Milwaukee Archdiocese Pension Shortfall Raises Concerns

October 28, 2011 ( - Three pension funds operated by the Archdiocese of Milwaukee for priests, lay employees, and unionized cemetery workers have unfunded liabilities totaling $41.8 million, according to documents filed as part of the archdiocese's bankruptcy proceedings.

The Milwaukee Journal Sentinel reports that pension experts say the gap between current assets and future payouts for the priest and lay workers’ pensions – at 9.6% and 16.9%, respectively – fall within reasonable ranges given the economic conditions of the last few years. However, the size of the lay workers’ pension liability (at $37.4 million) and the funding level of the cemetery workers’ pension (55% – with $1.3 million in assets and a $1 million unfunded liability) raise concerns about the health and future of those benefits.  

“Anything funded below 80%, you’d have to look at, but a large gap is cause for concern,” said Eric Loi, staff attorney for the Pension Rights Center, a consumer advocacy group in Washington, D.C., according to the Journal Sentinel.  

Archdiocese spokeswoman Julie Wolf blamed the shortfalls on poor investment returns and said in a statement that there is “no current cause for concern for employees.” She stated: “All benefits have been timely paid, and it is clear that the plans will continue to pay all benefits payable in the immediate future.”  

The news report noted that the Milwaukee pensions are not covered by the Employee Retirement Income Security Act (ERISA) or insured by the Pension Benefit Guaranty Corp.

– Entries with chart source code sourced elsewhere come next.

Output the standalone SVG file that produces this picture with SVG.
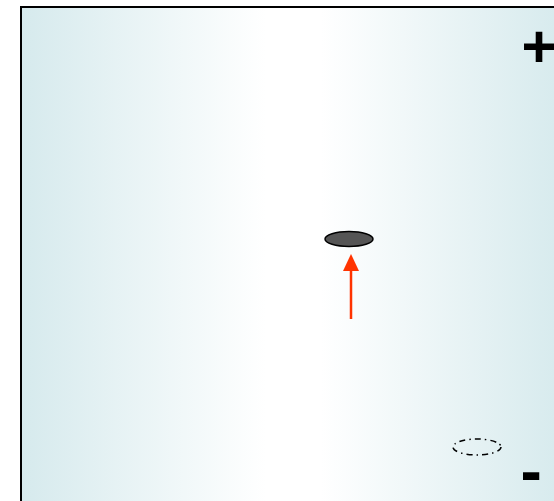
<svg xmlns="http://www.w3.org/2000/svg" width="554" height="501" viewBox="0 0 554 501">
<defs>
<linearGradient id="bg" x1="0" y1="0" x2="1" y2="0">
<stop offset="0" stop-color="#d6eaed"/>
<stop offset="0.45" stop-color="#ffffff"/>
<stop offset="0.55" stop-color="#ffffff"/>
<stop offset="1" stop-color="#d6eaed"/>
</linearGradient>
<marker id="ah" markerWidth="17" markerHeight="16" refX="0" refY="8" orient="auto" markerUnits="userSpaceOnUse" viewBox="0 0 17 16">
<path d="M0,0 L17,8 L0,16 z" fill="#ff3300"/>
</marker>
<style>
.sign{font-family:"Liberation Sans",Arial,sans-serif;font-weight:bold;fill:#000}
</style>
</defs>
<rect x="21" y="7" width="545" height="510" fill="url(#bg)" stroke="#000" stroke-width="2"/>
<g id="plus"><text class="sign" x="521.5" y="67" font-size="60">+</text></g>
<g id="minus"><text class="sign" x="520.5" y="493" font-size="64">-</text></g>
<g id="particle"><ellipse cx="349" cy="239" rx="24" ry="7.5" fill="#555555" stroke="#000" stroke-width="1.5"/></g>
<g id="ghost"><ellipse cx="477" cy="447" rx="24" ry="8" fill="none" stroke="#000" stroke-width="1.5" stroke-dasharray="6,4,1.5,4"/></g>
<g id="connectors"><line x1="351" y1="319" x2="351" y2="271" stroke="#ff3300" stroke-width="2.5" marker-end="url(#ah)"/></g>
</svg>
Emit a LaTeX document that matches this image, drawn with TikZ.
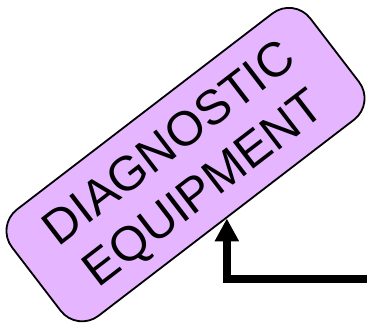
\documentclass[tikz,border=0pt]{standalone}
\usepackage{fontspec}
\setmainfont{Liberation Sans}
\usetikzlibrary{arrows.meta,calc}
\definecolor{boxfill}{RGB}{230,181,255}
\tikzset{
  equipbox/.style={draw=black, line width=1.8pt, fill=boxfill, rounded corners=27pt,
    minimum width=376pt, minimum height=134pt, inner sep=0pt, rotate=37.5},
  equiptext/.style={inner sep=0pt, rotate=37.5, align=center,
    font=\fontsize{48.5}{57}\selectfont},
  feedarrow/.style={line width=8pt, line join=miter, -{Triangle[width=23pt,length=23pt]}}
}
\begin{document}
\begin{tikzpicture}[x=1pt,y=-1pt]
\useasboundingbox (0,0) rectangle (367,327);
\node[equipbox] (box) at (185.5,164.6) {};
\node[equiptext] (lbl) at ($(box.center)+(2.7,3.6)$) {DIAGNOSTIC\\EQUIPMENT};
\coordinate (src) at (370,279);
\draw[feedarrow] (src) -| (box.south);
\end{tikzpicture}
\end{document}
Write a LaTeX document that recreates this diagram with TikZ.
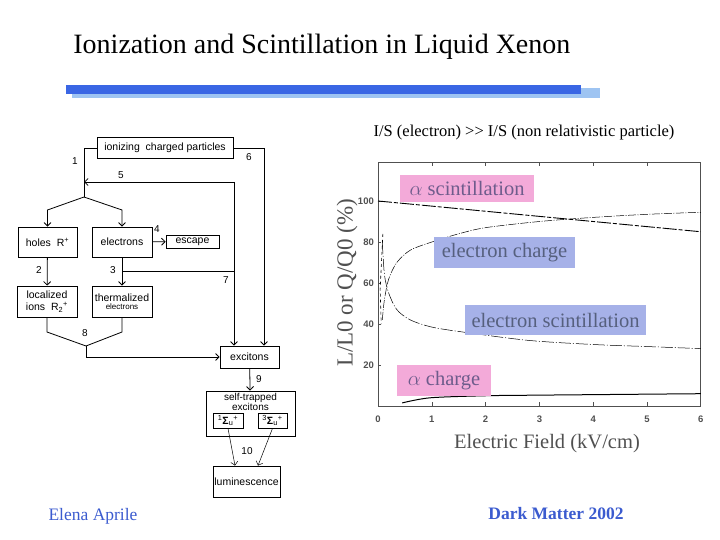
\documentclass[tikz,border=0pt]{standalone}
\usepackage{fontspec}
\setmainfont{Liberation Serif}
\setsansfont{Liberation Sans}
\usetikzlibrary{arrows.meta, positioning, calc}
\definecolor{barblue}{HTML}{3A66E4}
\definecolor{barlight}{HTML}{9EC4F2}
\definecolor{footblue}{HTML}{3B5BCF}
\definecolor{cpink}{HTML}{F3AAD9}
\definecolor{cblue}{HTML}{A6B1E8}
\definecolor{tpink}{HTML}{6E5C8C}
\definecolor{tblue}{HTML}{56607E}
\definecolor{cgrey}{HTML}{505050}
\tikzset{
  every picture/.style={line width=0.8pt},
  box/.style={draw, rectangle, inner sep=0.5pt, align=center, font=\sffamily\fontsize{10.5}{10}\selectfont},
  arrow/.style={-{Straight Barb[length=3.5pt, width=7pt]}},
  num/.style={font=\sffamily\fontsize{10}{10}\selectfont, inner sep=0pt},
  tag/.style={fill=#1, inner sep=0pt, font=\fontsize{20.5}{22}\selectfont},
  ticklbl/.style={font=\sffamily\bfseries\fontsize{9.5}{10}\selectfont, text=cgrey, inner sep=0pt},
}

\begin{document}
\begin{tikzpicture}[x=1pt, y=-1pt]
  \useasboundingbox (0,0) rectangle (720,540);

  % title
  \node[anchor=west, inner sep=0pt, font=\fontsize{28}{30}\selectfont] (title) at (73,47) {Ionization and Scintillation in Liquid Xenon};
  \fill[barlight] (72,88) rectangle (600,98);
  \fill[barblue] (66,85) rectangle (581,94);

  % flow chart boxes
  \node[box, minimum width=136pt, minimum height=21pt] (icp) at (165,148) {ionizing\ \ charged particles};
  \node[box, minimum width=59pt, minimum height=30pt] (holes) at (47.5,242) {holes\ \ R\textsuperscript{+}};
  \node[box, minimum width=60pt, minimum height=30pt] (elec) at (122,242) {electrons};
  \node[box, minimum width=53pt, minimum height=13pt] (esc) at (192.5,241.5) {escape};
  \node[box, minimum width=60pt, minimum height=31pt] (loc) at (47,301.5) {localized\\[2pt]ions\ \ R\textsubscript{2}\textsuperscript{+}};
  \node[box, minimum width=60pt, minimum height=31pt] (therm) at (122,301.5) {thermalized\\[-2pt]{\fontsize{8}{8}\selectfont electrons}};
  \node[box, minimum width=59pt, minimum height=22pt] (exc) at (249.5,357) {excitons};
  \node[box, minimum width=89pt, minimum height=45pt] (stx) at (250.5,413.5) {};
  \node[align=center, inner sep=0pt, font=\sffamily\fontsize{10}{8.5}\selectfont, anchor=north] (stxt) at ($(stx.north)+(0,2)$) {self-trapped\\excitons};
  \node[box, minimum width=30pt, minimum height=15pt] (s1) at (228,420.5) {\textsuperscript{1}\textbf{Σ}\textsubscript{u}\textsuperscript{+}};
  \node[box, minimum width=29pt, minimum height=15pt] (s3) at (272.5,420.5) {\textsuperscript{3}\textbf{Σ}\textsubscript{u}\textsuperscript{+}};
  \node[box, minimum width=67pt, minimum height=31pt] (lum) at (246.5,481.5) {luminescence};

  % flow chart lines
  \coordinate (fork) at (84,197);
  \coordinate (in5) at (84,182);
  \coordinate (r5) at (234,182);
  \coordinate (r6) at (264,148);
  \coordinate (r7) at (234,271);
  \coordinate (fl) at (47.5,210);
  \coordinate (fr) at (122,210);
  \coordinate (m8) at (86,346);
  \coordinate (b8) at (47,332);
  \coordinate (c8) at (122,332);
  \draw (icp.west) -| (fork);
  \draw[arrow] (fork) -- (fl) -- (holes.north);
  \draw[arrow] (fork) -- (fr) -- (elec.north);
  \draw[arrow] (r5) -- (in5);
  \draw[arrow] (r5) -- (r5 |- exc.north);
  \draw[arrow] (icp.east) -- (r6) -- (r6 |- exc.north);
  \draw (elec.south |- r7) -- (r7);
  \draw[arrow] (elec) -- (esc);
  \draw[arrow] (holes) -- (loc);
  \draw[arrow] (elec) -- (therm);
  \draw (loc.south) -- (b8) -- (m8) -- (c8) -- (therm.south);
  \draw[arrow] (m8) |- (exc.west);
  \draw[arrow] (exc) -- (stx);
  \draw[arrow, line width=0.5pt] (s1.south) -- ($(lum.north)+(-11.5,0)$);
  \draw[arrow, line width=0.5pt] (s3.south) -- ($(lum.north)+(11.5,0)$);

  % numbers
  \node[num] (n1) at (75,161) {1};
  \node[num] (n2) at (39,270) {2};
  \node[num] (n3) at (113,270) {3};
  \node[num] (n4) at (157,229) {4};
  \node[num] (n5) at (121,175) {5};
  \node[num] (n6) at (249,157) {6};
  \node[num] (n7) at (226,280) {7};
  \node[num] (n8) at (85,333) {8};
  \node[num] (n9) at (259,379) {9};
  \node[num] (n10) at (247,451) {10};

  % plot
  \node[inner sep=0pt, font=\fontsize{16.5}{18}\selectfont] (ratio) at (524,133) {I/S (electron) >{}> I/S (non relativistic particle)};
  \begin{scope}[shift={(378,406)}, x=53.8pt, y=2.05pt]
    \draw[cgrey, line width=1pt] (0,0) rectangle (6,119);
    \foreach \x in {1,...,5} {
      \draw[cgrey, line width=0.6pt] (\x,0) -- (\x,2);
      \draw[cgrey, line width=0.6pt] (\x,119) -- (\x,117);
    }
    \foreach \y in {20,40,...,100}
      \draw[cgrey, line width=0.6pt] (0,\y) -- (0.06,\y);
    \foreach \x in {0,...,6}
      \node[ticklbl] (xt\x) at (\x,-6.3) {\x};
    \foreach \y in {20,40,...,100}
      \node[ticklbl, anchor=east] (yt\y) at (-0.07,\y) {\y};
    % curves
    \draw[line width=0.9pt, dash pattern=on 14pt off 2pt on 4pt off 2pt] (0,100) -- (6,85);
    \draw[line width=0.5pt, dash pattern=on 8pt off 1.5pt on 1pt off 1.5pt] plot[smooth] coordinates {(0.08,42) (0.12,52) (0.2,62) (0.35,70) (0.6,76) (1,80) (1.5,84) (2,87) (3,90) (4,92) (5,93.5) (6,94.5)};
    \draw[line width=0.5pt, dash pattern=on 12pt off 2pt on 1pt off 2pt] plot[smooth] coordinates {(0.08,80) (0.12,64) (0.2,55) (0.35,47) (0.6,42) (1,38.5) (1.6,36) (2.8,32) (4,30) (5,29) (6,28)};
    \draw[line width=0.6pt, dashed] (0.09,84) -- (0.04,57) -- (0.06,40);
    \draw[line width=1pt] plot[smooth] coordinates {(0.45,1.5) (0.97,4) (2,5) (3,5.3) (6,6)};
  \end{scope}
  \node[tag=cpink, text=tpink, minimum width=134pt, minimum height=27pt] (as) at (467,188.5) {$\alpha$\ scintillation};
  \node[tag=cblue, text=tblue, minimum width=141pt, minimum height=31pt] (ec) at (504.5,252.5) {electron charge};
  \node[tag=cblue, text=tblue, minimum width=181pt, minimum height=30pt] (es) at (555.5,320) {electron scintillation};
  \node[tag=cpink, text=tpink, minimum width=94pt, minimum height=31pt] (ac) at (444,380.5) {$\alpha$\ charge};
  \node[rotate=90, inner sep=0pt, text=cgrey, font=\fontsize{23}{24}\selectfont] (ylab) at (347,283) {L/L0 or Q/Q0 (\%)};
  \node[inner sep=0pt, text=cgrey, font=\fontsize{20.5}{22}\selectfont] (xlab) at (547,444) {Electric Field (kV/cm)};

  % footer
  \node[inner sep=0pt, text=footblue, font=\fontsize{17.5}{18}\selectfont] (author) at (93,516) {Elena Aprile};
  \node[inner sep=0pt, text=footblue, font=\bfseries\fontsize{17.5}{18}\selectfont] (conf) at (556,514) {Dark Matter 2002};
\end{tikzpicture}
\end{document}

As a result, the pensions are exempt from certain regulations requiring minimum funding levels or communication with the plans’ participants.  

Wolf said the plans continue to be funded according to actuarial recommendations, and the archdiocese communicates regularly with vested participants.  

Some dioceses around the country, including Boston, Cincinnati and Minneapolis-St. Paul, have terminated their defined pensions for less costly plans (see Boston Archdiocese to Offer 401(k)).